Espionnage de journalistes: Coderre réfute toute ingérence

Le maire de Montréal, Denis Coderre, est venu défendre son chef de police, Philippe Pichet, à l’émission «Tout le monde en parle». Entouré de quatre journalistes qui ont été espionnés par la police, Patrick Lagacé, Monic Giroux, Félix Séguin et Marie-Maude Denis, le maire a assuré qu’il n’y avait pas d’ingérence politique dans les opérations policières.
«Mon rôle est de définir les orientations. Moi, je vous dis que je ne me mêle pas d’opérations policières à tous les niveaux, a finalement laissé tomber le maire, après plusieurs questions du journaliste Patrick Lagacé. Il faut protéger la liberté de presse et les sources. S’il y a une chasse aux sorcières, ce n’est pas acceptable. Je refuse l’espionnage.»
Le maire a réitéré sa confiance envers le directeur du Service de police de la Ville de Montréal (SPVM), Philippe Pichet, se disant contre les exécutions de sommaires. «Je comprends très bien les émotions. C’est fragile la démocratie, et il faut la protéger», a-t-il dit. Selon M. Coderre, les policiers ont un devoir de réserve puisqu’ils travaillent avec des informations sensibles.
Avant l’entrevue avec le maire, les journalistes Patrick Lagacé, Monic Néron, Félix Séguin et Marie-Maude Denis avaient expliqué leur vision du scandale de consultation de leurs registres téléphoniques afin de trouver l’origine de fuites dans le corps policier.
«On cherche ultimement qui nous parle. Le but est de les faire taire, ce qui ne sert ni l’intérêt public, ni quoi que ce soit, a lancé la journaliste au 98,5 FM, Monic Néron. On met plus d’énergie à trouver qui parle aux journalistes qu’à trouver les criminels.»

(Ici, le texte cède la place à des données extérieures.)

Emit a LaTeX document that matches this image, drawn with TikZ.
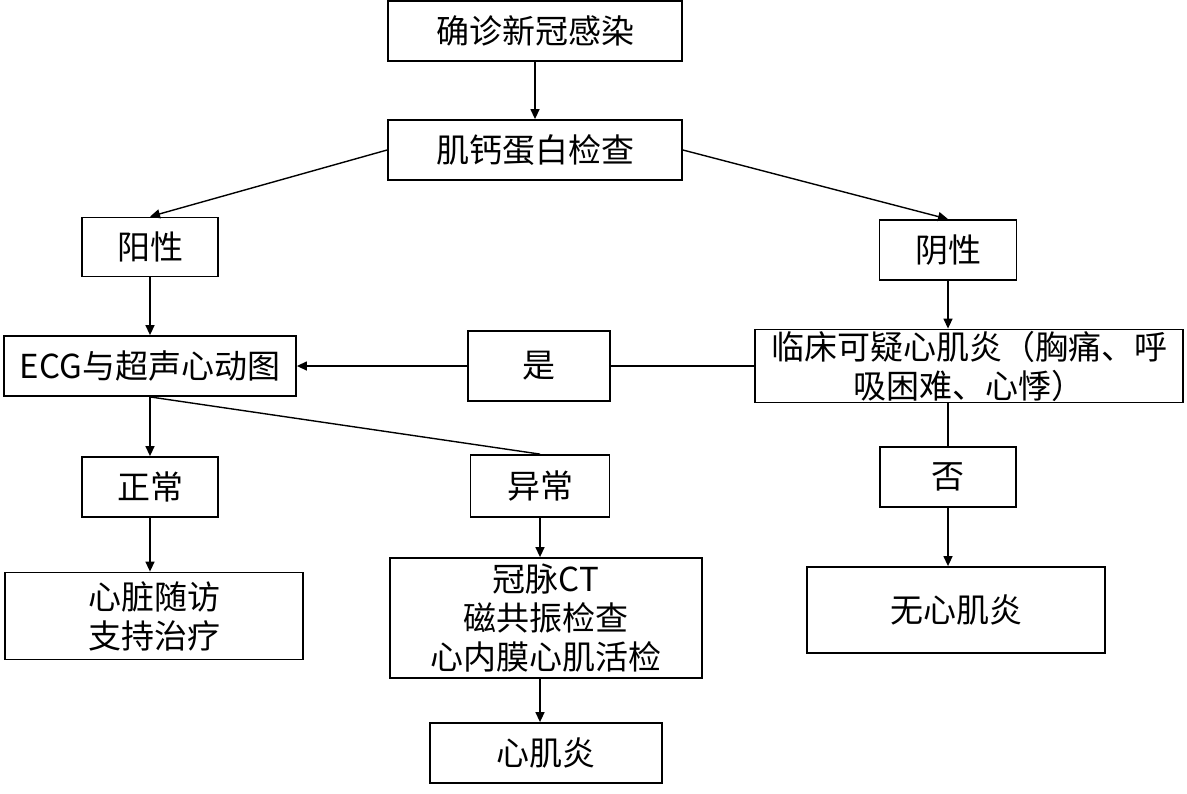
\documentclass[tikz,border=0pt]{standalone}
\usepackage{fontspec}
\setmainfont{Noto Sans CJK SC}
\usepackage{tikz}
\usetikzlibrary{arrows.meta, positioning}

\begin{document}
\begin{tikzpicture}[x=0.5pt, y=-0.5pt,
  box/.style={draw, line width=0.9pt, rectangle, inner sep=0pt, align=center, font=\fontsize{16.5}{19.5}\selectfont},
  arr/.style={-{Triangle[length=5pt, width=4.5pt]}, line width=0.7pt},
  ln/.style={line width=0.7pt}]
  \useasboundingbox (0,0) rectangle (1187,793);

  % 第一行
  \node[box, minimum width=147pt, minimum height=30pt] (diag) at (535,31) {确诊新冠感染};
  \node[box, minimum width=147pt, minimum height=30pt] (trop) at (535,150) {肌钙蛋白检查};

  % 阳性 / 阴性
  \node[box, minimum width=68pt, minimum height=29.5pt] (pos) at (150,247) {阳性};
  \node[box, minimum width=68.5pt, minimum height=30pt] (neg) at (948,250) {阴性};

  \node[box, minimum width=146pt, minimum height=30pt] (ecg) at (150,366) {ECG与超声心动图};
  \node[box, minimum width=71pt, minimum height=35pt] (yes) at (539,366) {是};
  \node[box, minimum width=214pt, minimum height=36.5pt] (clin) at (969,366) {临床可疑心肌炎（胸痛、呼\\吸困难、心悸）};

  \node[box, minimum width=68pt, minimum height=30pt] (normal) at (150,487) {正常};
  \node[box, minimum width=69.5pt, minimum height=31pt] (abn) at (540,486) {异常};
  \node[box, minimum width=68pt, minimum height=30pt] (no) at (948,477) {否};

  \node[box, minimum width=149pt, minimum height=43.5pt] (follow) at (154,616) {心脏随访\\支持治疗};
  \node[box, minimum width=156pt, minimum height=60pt] (tests) at (546,618) {冠脉CT\\磁共振检查\\心内膜心肌活检};
  \node[box, minimum width=149pt, minimum height=43pt] (nomyo) at (956,610) {无心肌炎};
  \node[box, minimum width=116pt, minimum height=30pt] (myo) at (546,753) {心肌炎};

  % 连线
  \draw[arr] (diag) -- (trop);
  \draw[arr] (trop.west) -- (pos.north);
  \draw[arr] (trop.east) -- (neg.north);
  \draw[arr] (pos) -- (ecg);
  \draw[arr] (neg.south) -- (neg.south |- clin.north);
  \draw[ln] (clin.west) -- (yes.east);
  \draw[arr] (yes.west) -- (ecg.east);
  \draw[ln] (no.north |- clin.south) -- (no.north);
  \draw[arr] (no.south) -- (no.south |- nomyo.north);
  \draw[arr] (ecg.south) -- (normal.north);
  \draw[ln] (ecg.south) -- (abn.north);
  \draw[arr] (normal.south) -- (normal.south |- follow.north);
  \draw[arr] (abn.south) -- (abn.south |- tests.north);
  \draw[arr] (abn.south |- tests.south) -- (abn.south |- myo.north);
\end{tikzpicture}
\end{document}
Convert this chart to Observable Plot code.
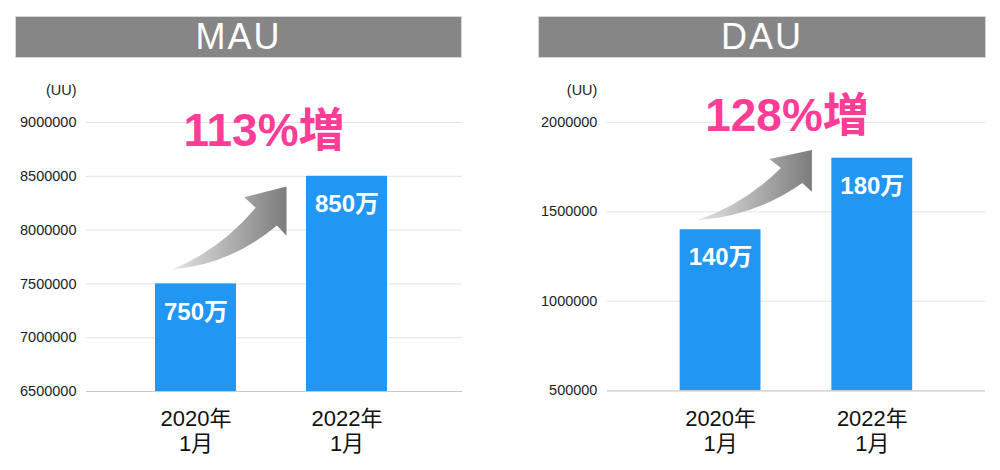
<!DOCTYPE html>
<html>
<head>
<meta charset="utf-8">
<script src="https://cdn.jsdelivr.net/npm/d3@7"></script>
<script src="https://cdn.jsdelivr.net/npm/@observablehq/plot@0.6"></script>
<style>
  html, body { margin: 0; padding: 0; background: #ffffff; }
  #wrap { position: relative; width: 1000px; height: 470px; overflow: hidden; }
  .title {
    position: absolute; top: 16px; height: 42px; box-sizing: border-box;
    background: #868686; border: 1px solid #d6d6d6; color: #ffffff;
    font-family: "Liberation Sans", Arial, sans-serif; font-size: 36px;
    line-height: 40px; text-align: center; letter-spacing: 2px;
  }
  .panel { position: absolute; top: 60px; }
</style>
</head>
<body>
<div id="wrap">
  <div class="title" id="t0" style="left:15px;width:447px;"></div>
  <div class="title" id="t1" style="left:538px;width:448px;"></div>
  <div class="panel" id="p0" style="left:0px;"></div>
  <div class="panel" id="p1" style="left:521px;"></div>
</div>
<script>
// ---- data ----
const categories = ["2020年\n1月", "2022年\n1月"];
const titles = ["MAU", "DAU"];
const mauValues = [7500000, 8500000];
const dauValues = [1400000, 1800000];
const mauLabels = ["750万", "850万"];
const dauLabels = ["140万", "180万"];
const mauTicks = [6500000, 7000000, 7500000, 8000000, 8500000, 9000000];
const dauTicks = [500000, 1000000, 1500000, 2000000];
const growthLabels = ["113%増", "128%増"];
const unitLabel = "(UU)";
const mauArrow = [7630000, 8400000];   // arrow tail / head levels
const dauArrow = [1450000, 1843000];

const FONT = "'Liberation Sans', 'Noto Sans CJK JP', Arial, sans-serif";

function arrowMark(levels, id) {
  return (index, scales) => {
    const x = scales.x, y = scales.y;
    const bw = typeof x.bandwidth === "function" ? x.bandwidth() : (x.bandwidth || 0);
    const tx = x(categories[0]) + bw / 2 - 23, ty = y(levels[0]);
    const hx = x(categories[1]) + bw / 2 - 60, hy = y(levels[1]);
    const dx = hx - tx, dy = hy - ty;
    const P = (u, v) => `${tx + u * dx},${ty + v * dy}`;
    const d = `M${P(0,0)} Q${P(0.42,0.24)} ${P(0.73,0.745)} L${P(0.63,0.87)} L${P(1,1)} L${P(1,0.405)} L${P(0.916,0.53)} Q${P(0.51,0.06)} ${P(0,0)} Z`;
    const g = d3.create("svg:g");
    const grad = g.append("defs").append("linearGradient")
      .attr("id", id).attr("gradientUnits", "userSpaceOnUse")
      .attr("x1", tx).attr("y1", ty).attr("x2", hx).attr("y2", ty);
    grad.append("stop").attr("offset", 0).attr("stop-color", "#e4e4e4");
    grad.append("stop").attr("offset", 1).attr("stop-color", "#7c7c7c");
    g.append("path").attr("d", d).attr("fill", `url(#${id})`);
    return g.node();
  };
}

function makeChart(values, labels, ticks, growth, levels, id, marginRight, align, gdx, gdy) {
  const data = categories.map((c, i) => ({cat: c, value: values[i], label: labels[i]}));
  const y0 = ticks[0], y1 = ticks[ticks.length - 1];
  return Plot.plot({
    width: 480, height: 410,
    marginLeft: 86, marginRight, marginTop: 62, marginBottom: 79,
    style: {fontFamily: FONT, background: "transparent", overflow: "visible"},
    x: {domain: categories, paddingInner: 0.464, paddingOuter: 0.475, align, label: null},
    y: {domain: [y0, y1], label: null},
    marks: [
      Plot.ruleY(ticks.slice(1), {stroke: "#e4e4e4", strokeWidth: 1}),
      Plot.barY(data, {x: "cat", y1: y0, y2: "value", fill: "#2196f3"}),
      Plot.ruleY([y0], {stroke: "#c8c8c8", strokeWidth: 1.2}),
      Plot.axisY({ticks, tickSize: 0, tickPadding: 10, tickFormat: d => String(d),
        fontSize: 14.5, fill: "#222", label: null}),
      Plot.axisX({tickSize: 0, tickPadding: 17, fontSize: 22, lineHeight: 1.14,
        fill: "#111", label: null}),
      Plot.text([unitLabel], {text: d => d, frameAnchor: "top-left", textAnchor: "end",
        lineAnchor: "middle", dx: -10, dy: -32, fontSize: 14.5, fill: "#222"}),
      arrowMark(levels, id),
      Plot.text(data, {x: "cat", y: "value", text: "label", dy: 28, lineAnchor: "middle",
        fill: "#ffffff", fontSize: 24, fontWeight: "bold"}),
      Plot.text([growth], {text: d => d, frameAnchor: "top", lineAnchor: "middle",
        dx: gdx, dy: gdy, fontSize: 46, fontWeight: "bold", fill: "#ff3c96",
        letterSpacing: "-1px"})
    ]
  });
}

document.getElementById("t0").textContent = titles[0];
document.getElementById("t1").textContent = titles[1];
document.getElementById("p0").append(
  makeChart(mauValues, mauLabels, mauTicks, growthLabels[0], mauArrow, "gradMAU", 18, 0.479, -10.5, 9));
document.getElementById("p1").append(
  makeChart(dauValues, dauLabels, dauTicks, growthLabels[1], dauArrow, "gradDAU", 15, 0.5, -9.5, -6));
</script>
</body>
</html>
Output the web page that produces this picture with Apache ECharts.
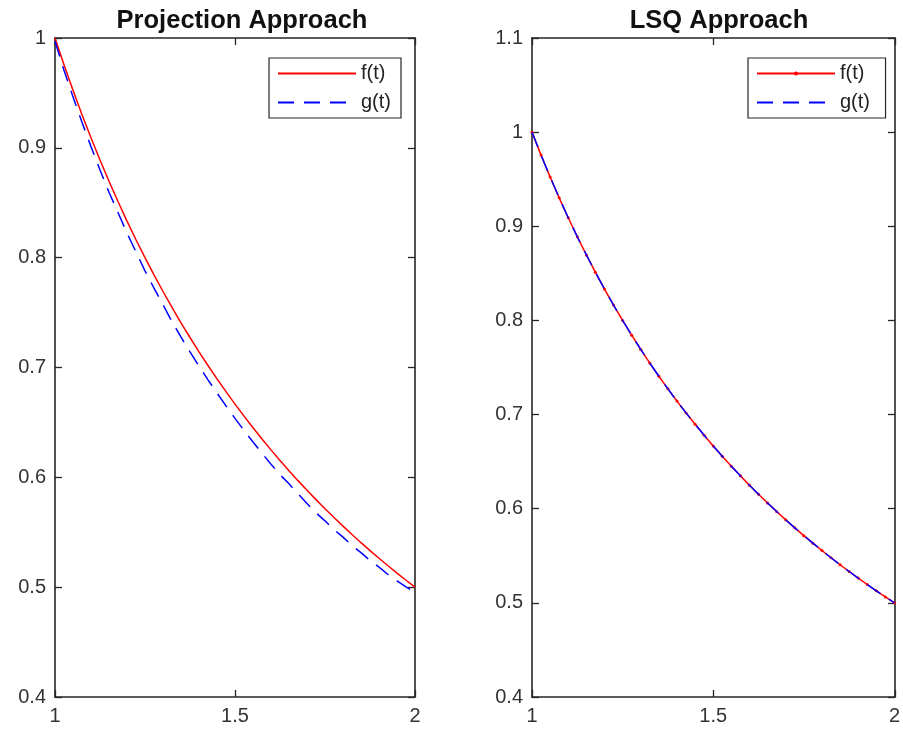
<!DOCTYPE html>
<html><head><meta charset="utf-8">
<script src="https://cdn.jsdelivr.net/npm/echarts@6/dist/echarts.min.js"></script>
<style>html,body{margin:0;padding:0;background:#fff}#c{width:903px;height:735px}</style>
</head><body><div id="c"></div>
<script>
var t = [1.000,1.025,1.050,1.075,1.100,1.125,1.150,1.175,1.200,1.225,1.250,1.275,1.300,1.325,1.350,1.375,1.400,1.425,1.450,1.475,1.500,1.525,1.550,1.575,1.600,1.625,1.650,1.675,1.700,1.725,1.750,1.775,1.800,1.825,1.850,1.875,1.900,1.925,1.950,1.975,2.000];
var fVals = [1.0000,0.9756,0.9524,0.9302,0.9091,0.8889,0.8696,0.8511,0.8333,0.8163,0.8000,0.7843,0.7692,0.7547,0.7407,0.7273,0.7143,0.7018,0.6897,0.6780,0.6667,0.6557,0.6452,0.6349,0.6250,0.6154,0.6061,0.5970,0.5882,0.5797,0.5714,0.5634,0.5556,0.5479,0.5405,0.5333,0.5263,0.5195,0.5128,0.5063,0.5000];
var gProj = [0.9970,0.9706,0.9464,0.9232,0.9011,0.8799,0.8596,0.8411,0.8223,0.8053,0.7880,0.7723,0.7572,0.7417,0.7277,0.7143,0.7013,0.6888,0.6767,0.6650,0.6537,0.6427,0.6322,0.6219,0.6120,0.6024,0.5941,0.5850,0.5762,0.5677,0.5604,0.5524,0.5456,0.5379,0.5315,0.5243,0.5183,0.5115,0.5058,0.5003,0.4950];
var gLsq = [1.0000,0.9756,0.9524,0.9302,0.9091,0.8889,0.8696,0.8511,0.8333,0.8163,0.8000,0.7843,0.7692,0.7547,0.7407,0.7273,0.7143,0.7018,0.6897,0.6780,0.6667,0.6557,0.6452,0.6349,0.6250,0.6154,0.6061,0.5970,0.5882,0.5797,0.5714,0.5634,0.5556,0.5479,0.5405,0.5333,0.5263,0.5195,0.5128,0.5063,0.5000];
var titles = ['Projection Approach','LSQ Approach'];
var leftYTicks = {min:0.4, max:1.0, interval:0.1};
var rightYTicks = {min:0.4, max:1.1, interval:0.1};
var xTicks = {min:1, max:2, interval:0.5};

function pairs(x,y){return x.map(function(v,i){return [v,y[i]];});}
var FONT = 'Liberation Sans';
var axCol = '#262626';
function axBase(kind, gi, pos, tk, labels){
  return {type:'value', gridIndex:gi, position:pos, min:tk.min, max:tk.max, interval:tk.interval,
    axisLine:{show:!labels,onZero:false,lineStyle:{color:axCol,width:1.6}},
    axisTick:{show:!labels,inside:true,length:7,lineStyle:{color:axCol,width:1.3}},
    axisLabel:{show:labels,color:'#333',fontFamily:FONT,fontSize:20,margin:9,
      formatter:function(v){return String(Math.round(v*10)/10);}},
    splitLine:{show:false}};
}
var g0 = {left:55, right:488, top:38, bottom:38};
var g1 = {left:532, right:8, top:38, bottom:38};
var legendCommon = {orient:'vertical', itemWidth:78, itemHeight:5, itemGap:8, padding:[5,10,5,8],
  borderColor:axCol, borderWidth:1.2, backgroundColor:'#fff', selectedMode:false,
  textStyle:{fontFamily:FONT,fontSize:20,lineHeight:21,color:'#222'}};
var chart = echarts.init(document.getElementById('c'), null, {renderer:'canvas'});
chart.setOption({
  animation:false,
  backgroundColor:'#fff',
  title:[
    {text:titles[0], left:237, top:3, textAlign:'center', textStyle:{fontFamily:FONT,fontSize:25.5,fontWeight:'bold',color:'#111'}},
    {text:titles[1], left:714, top:3, textAlign:'center', textStyle:{fontFamily:FONT,fontSize:25.5,fontWeight:'bold',color:'#111'}}
  ],
  grid:[g0, g1, g0, g1],
  xAxis:[
    axBase('x',0,'bottom',xTicks,true), axBase('x',1,'bottom',xTicks,true),
    axBase('x',2,'bottom',xTicks,false), axBase('x',2,'top',xTicks,false),
    axBase('x',3,'bottom',xTicks,false), axBase('x',3,'top',xTicks,false)
  ],
  yAxis:[
    axBase('y',0,'left',leftYTicks,true), axBase('y',1,'left',rightYTicks,true),
    axBase('y',2,'left',leftYTicks,false), axBase('y',2,'right',leftYTicks,false),
    axBase('y',3,'left',rightYTicks,false), axBase('y',3,'right',rightYTicks,false)
  ],
  legend:[
    Object.assign({left:269, top:58, data:[{name:'f(t)', itemStyle:{opacity:0}},{name:'g(t)', itemStyle:{opacity:0}}]}, legendCommon),
    Object.assign({left:748, top:58, data:[{name:'f(t) '},{name:'g(t) ', itemStyle:{opacity:0}}]}, legendCommon)
  ],
  series:[
    {name:'f(t)', type:'line', xAxisIndex:0, yAxisIndex:0, data:pairs(t,fVals), showSymbol:false, symbol:'none',
     lineStyle:{color:'#ff0000',width:1.5}, itemStyle:{color:'#ff0000'}, z:3},
    {name:'g(t)', type:'line', xAxisIndex:0, yAxisIndex:0, data:pairs(t,gProj), showSymbol:false, symbol:'none',
     lineStyle:{color:'#0000ff',width:1.5,type:[16,10]}, itemStyle:{color:'#0000ff'}, z:4},
    {name:'f(t) ', type:'line', xAxisIndex:1, yAxisIndex:1, data:pairs(t,fVals), symbol:'circle', symbolSize:3, showSymbol:true,
     lineStyle:{color:'#ff0000',width:1.5}, itemStyle:{color:'#ff0000'}, z:3},
    {name:'g(t) ', type:'line', xAxisIndex:1, yAxisIndex:1, data:pairs(t,gLsq), showSymbol:false, symbol:'none',
     lineStyle:{color:'#0000ff',width:1.5,type:[16,10]}, itemStyle:{color:'#0000ff'}, z:4}
  ]
});
</script></body></html>
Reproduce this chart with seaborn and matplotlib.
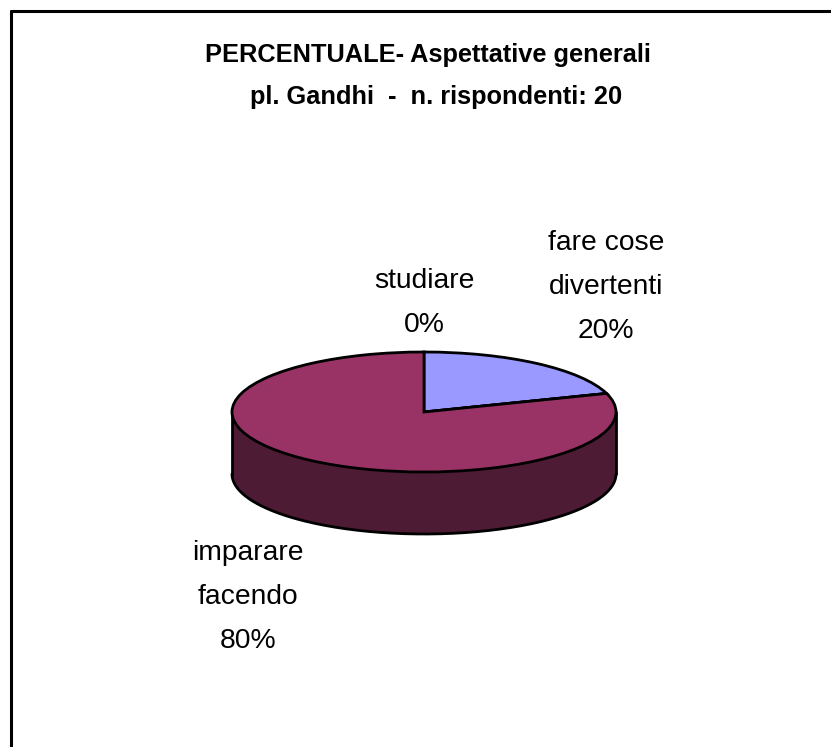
import numpy as np
import seaborn as sns
import matplotlib.pyplot as plt
from matplotlib.lines import Line2D

# Data
categories = ['fare cose\ndivertenti', 'studiare', 'imparare\nfacendo']
percent = [20, 0, 80]
title_lines = ['PERCENTUALE- Aspettative generali', 'pl. Gandhi  -  n. rispondenti: 20']

W, H = 831, 747

sns.set_theme(style='white')
plt.rcParams['font.family'] = ['Liberation Sans', 'DejaVu Sans']
colors = sns.color_palette(['#9999FF', '#FFFFCC', '#993366'])
wall_color = '#4D1B33'

fig = plt.figure(figsize=(W / 100, H / 100), dpi=100, facecolor='white')
ax = fig.add_axes([0, 0, 1, 1])

# pie centre (424, 412), radii 192 x 60, wall 62 px deep
rx, ry, depth = 192, 60, 62
edge = dict(edgecolor='black', linewidth=2.0)

t = np.linspace(np.pi, 2 * np.pi, 200)
x_wall = np.cos(t)
y_top = np.sin(t)
ax.fill_between(x_wall, y_top, y_top - depth / ry, color=wall_color, lw=0, zorder=0)
ax.plot(x_wall, y_top - depth / ry, color='black', lw=2.0, zorder=0.5, solid_capstyle='round')
ax.plot([-1, -1], [0, -depth / ry], color='black', lw=2.0, zorder=0.5, solid_capstyle='round')
ax.plot([1, 1], [0, -depth / ry], color='black', lw=2.0, zorder=0.5, solid_capstyle='round')

ax.pie(percent, colors=colors, startangle=90, counterclock=False, radius=1,
       wedgeprops=edge)

# squash the pie into an ellipse
ax.set_aspect('auto')
ax.set_xlim(-424 / rx, (W - 424) / rx)
ax.set_ylim((412 - H) / ry, 412 / ry)
ax.axis('off')

# frame only on the top and left in the reference
fig.add_artist(Line2D([10.5 / W, 10.5 / W], [0, 1 - 10.5 / H], color='black', lw=2.2))
fig.add_artist(Line2D([10.5 / W, 1], [1 - 10.5 / H, 1 - 10.5 / H], color='black', lw=2.2))

fig.text(428 / W, 1 - 55 / H, title_lines[0], ha='center', va='center',
         fontsize=18.3, fontweight='bold', color='black')
fig.text(436 / W, 1 - 97 / H, title_lines[1], ha='center', va='center',
         fontsize=18.3, fontweight='bold', color='black')

label_pos = [(606, 287), (424, 303), (248, 597)]
for name, pct, (px, py) in zip(categories, percent, label_pos):
    fig.text(px / W, 1 - py / H, f'{name}\n{pct}%', ha='center', va='center',
             fontsize=20.3, linespacing=1.9, color='black')

plt.savefig('out.png', dpi=100)
plt.close()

Cette façon de faire, est carrément dangereuse a dénoncé Félix Séguin, journaliste à TVA. «C’est mettre la vie en danger de certaines sources. Les journalistes, ça parle à la police et ça parle aux bandits», a-t-il rappelé.
La journaliste à l’émission Enquête, Marie-Maude Denis, s’est dite offusquée que le téléphone de son conjoint, Éric Thibault, ait aussi été scruté. «Je pense que si notre fils de trois ans avait eu un cellulaire, il aurait été espionné», a-t-elle ironisé.
En plus de se vider le coeur, le quatuor de journalistes a déploré que les policiers essaient toujours de connaître leurs sources. Patrick Lagacé a raconté avoir été rencontré par deux enquêteurs de la Sureté du Québec (SQ) qui voulaient savoir qui avait ébruité des informations sur l’agent du SPVM, Ian Davidson, qui aurait vendu une liste d’informateurs à la mafia. «Ils m’ont dit: “On sait à qui tu parles. Dis-nous qui c’est, on sait que c’est une bonne personne”», a relaté le journaliste. Les policiers auraient même prétendu qu’il avait cherché des informations pour un reportage de Félix Séguin, un journaliste qui oeuvre pour un compétiteur. «S’ils ont présenté ça à la juge, c’est du banditisme, c’est faux, s’est-il offusqué. Ces cr***** là, en plus de nous espionner, ils font circuler des affaires qui sont fausses.»
M. Lagacé a dénoncé le fait que des mandats sont parfois obtenus à partir de fausses informations. Des policiers vont chercher les moyens que tu peux faire dans une enquête criminelle, puis à la fin c’est magique, il n’y a pas d’accusations, a-t-il signalé. Si tu ne déposes pas d’accusation, tu n’auras jamais à dévoiler tes motifs. C’est le meilleur moyen d’espionner des gens sans jamais qu’on sache ce que tu fais avec ces informations.»